*Your task:*
Skip the pictures. Reproduce all other material exactly.

*Given material:*
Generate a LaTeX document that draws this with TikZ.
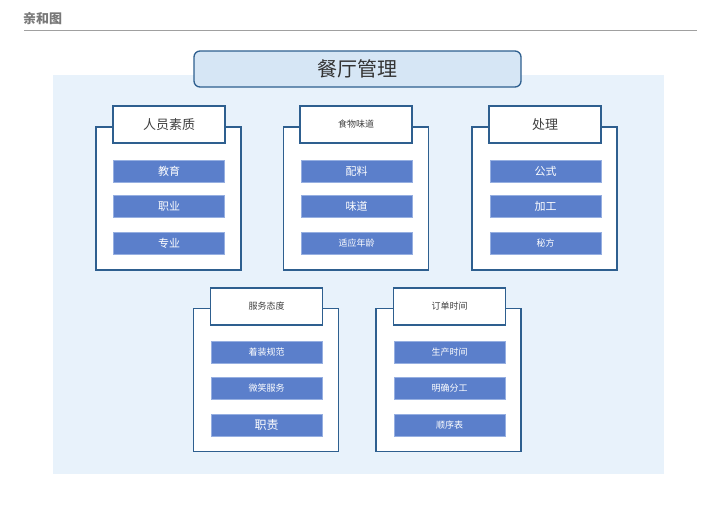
\documentclass[tikz,border=0pt]{standalone}
\usepackage{fontspec}
\newfontfamily\cjk{Noto Sans CJK SC}
\definecolor{framecol}{RGB}{46,95,143}
\definecolor{backcol}{RGB}{232,242,251}
\definecolor{titlecol}{RGB}{214,230,245}
\definecolor{itemcol}{RGB}{91,127,203}
\definecolor{itemline}{RGB}{150,175,225}
\definecolor{captcol}{RGB}{120,120,120}
\begin{document}
\begin{tikzpicture}[x=1pt,y=-1pt]
\tikzstyle{every node}=[inner sep=0pt, font=\cjk]
\tikzstyle{group}=[draw=framecol, line width=1.3pt, fill=white, minimum width=145pt, minimum height=143pt]
\tikzstyle{head}=[draw=framecol, line width=1.3pt, fill=white, minimum width=112pt, minimum height=37pt, text=black!75]
\tikzstyle{item}=[draw=itemline, line width=.5pt, fill=itemcol, minimum width=111pt, minimum height=22pt, text=white]
\tikzstyle{big}=[font=\cjk\fontsize{13}{13}\selectfont]
\tikzstyle{mid}=[font=\cjk\fontsize{11}{11}\selectfont]
\tikzstyle{small}=[font=\cjk\fontsize{9}{9}\selectfont]
\useasboundingbox (0,0) rectangle (720,509);
\node (caption) [anchor=west, text=captcol, font=\cjk\bfseries\fontsize{13}{13}\selectfont] at (23,19) {亲和图};
\draw[captcol!70, line width=1pt] (24,30) -- (697,30);
\node (back) [fill=backcol, minimum width=611pt, minimum height=399pt] at (358.5,274.5) {};
\node (main) [draw=framecol, line width=1.3pt, fill=titlecol, rounded corners=6pt, minimum width=327pt, minimum height=36pt, text=black!80, font=\cjk\fontsize{20}{20}\selectfont] at (357.5,69) {餐厅管理};
% 人员素质
\node (g1) [group] at (168.5,198.5) {};
\node (h1) [head,big] at (169,124.5) {人员素质};
\node (g1a) [item,mid] at (169,171) {教育};
\node (g1b) [item,mid] at (169,206) {职业};
\node (g1c) [item,mid] at (169,243) {专业};
% 食物味道
\node (g2) [group] at (356,198.5) {};
\node (h2) [head,small] at (356,124.5) {食物味道};
\node (g2a) [item,mid] at (356.5,171) {配料};
\node (g2b) [item,mid] at (356.5,206) {味道};
\node (g2c) [item,small] at (356.5,243) {适应年龄};
% 处理
\node (g3) [group] at (544.5,198.5) {};
\node (h3) [head,big] at (545,124.5) {处理};
\node (g3a) [item,mid] at (545.5,171) {公式};
\node (g3b) [item,mid] at (545.5,206) {加工};
\node (g3c) [item,small] at (545.5,243) {秘方};
% 服务态度
\node (g4) [group] at (266,380) {};
\node (h4) [head,small] at (266.5,306.5) {服务态度};
\node (g4a) [item,small] at (266.5,352.5) {着装规范};
\node (g4b) [item,small] at (266.5,388) {微笑服务};
\node (g4c) [item,font=\cjk\fontsize{12}{12}\selectfont] at (266.5,425) {职责};
% 订单时间
\node (g5) [group] at (448.5,380) {};
\node (h5) [head,small] at (449.5,306.5) {订单时间};
\node (g5a) [item,small] at (449.5,352.5) {生产时间};
\node (g5b) [item,small] at (449.5,388) {明确分工};
\node (g5c) [item,small] at (449.5,425) {顺序表};
\end{tikzpicture}
\end{document}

*The result:*
Generate a LaTeX document that draws this with TikZ.
\documentclass[tikz,border=0pt]{standalone}
\usepackage{fontspec}
\newfontfamily\cjk{Noto Sans CJK SC}
\definecolor{framecol}{RGB}{46,95,143}
\definecolor{backcol}{RGB}{232,242,251}
\definecolor{titlecol}{RGB}{214,230,245}
\definecolor{itemcol}{RGB}{91,127,203}
\definecolor{itemline}{RGB}{150,175,225}
\definecolor{captcol}{RGB}{120,120,120}
\begin{document}
\begin{tikzpicture}[x=1pt,y=-1pt]
\tikzstyle{every node}=[inner sep=0pt, font=\cjk]
\tikzstyle{group}=[draw=framecol, line width=1.3pt, fill=white, minimum width=145pt, minimum height=143pt]
\tikzstyle{head}=[draw=framecol, line width=1.3pt, fill=white, minimum width=112pt, minimum height=37pt, text=black!75]
\tikzstyle{item}=[draw=itemline, line width=.5pt, fill=itemcol, minimum width=111pt, minimum height=22pt, text=white]
\tikzstyle{big}=[font=\cjk\fontsize{13}{13}\selectfont]
\tikzstyle{mid}=[font=\cjk\fontsize{11}{11}\selectfont]
\tikzstyle{small}=[font=\cjk\fontsize{9}{9}\selectfont]
\useasboundingbox (0,0) rectangle (720,509);
\node (caption) [anchor=west, text=captcol, font=\cjk\bfseries\fontsize{13}{13}\selectfont] at (23,19) {亲和图};
\draw[captcol!70, line width=1pt] (24,30) -- (697,30);
\node (back) [fill=backcol, minimum width=611pt, minimum height=399pt] at (358.5,274.5) {};
\node (main) [draw=framecol, line width=1.3pt, fill=titlecol, rounded corners=6pt, minimum width=327pt, minimum height=36pt, text=black!80, font=\cjk\fontsize{20}{20}\selectfont] at (357.5,69) {餐厅管理};
% 人员素质
\node (g1) [group] at (168.5,198.5) {};
\node (h1) [head,big] at (169,124.5) {人员素质};
\node (g1a) [item,mid] at (169,171) {教育};
\node (g1b) [item,mid] at (169,206) {职业};
\node (g1c) [item,mid] at (169,243) {专业};
% 食物味道
\node (g2) [group] at (356,198.5) {};
\node (h2) [head,small] at (356,124.5) {食物味道};
\node (g2a) [item,mid] at (356.5,171) {配料};
\node (g2b) [item,mid] at (356.5,206) {味道};
\node (g2c) [item,small] at (356.5,243) {适应年龄};
% 处理
\node (g3) [group] at (544.5,198.5) {};
\node (h3) [head,big] at (545,124.5) {处理};
\node (g3a) [item,mid] at (545.5,171) {公式};
\node (g3b) [item,mid] at (545.5,206) {加工};
\node (g3c) [item,small] at (545.5,243) {秘方};
% 服务态度
\node (g4) [group] at (266,380) {};
\node (h4) [head,small] at (266.5,306.5) {服务态度};
\node (g4a) [item,small] at (266.5,352.5) {着装规范};
\node (g4b) [item,small] at (266.5,388) {微笑服务};
\node (g4c) [item,font=\cjk\fontsize{12}{12}\selectfont] at (266.5,425) {职责};
% 订单时间
\node (g5) [group] at (448.5,380) {};
\node (h5) [head,small] at (449.5,306.5) {订单时间};
\node (g5a) [item,small] at (449.5,352.5) {生产时间};
\node (g5b) [item,small] at (449.5,388) {明确分工};
\node (g5c) [item,small] at (449.5,425) {顺序表};
\end{tikzpicture}
\end{document}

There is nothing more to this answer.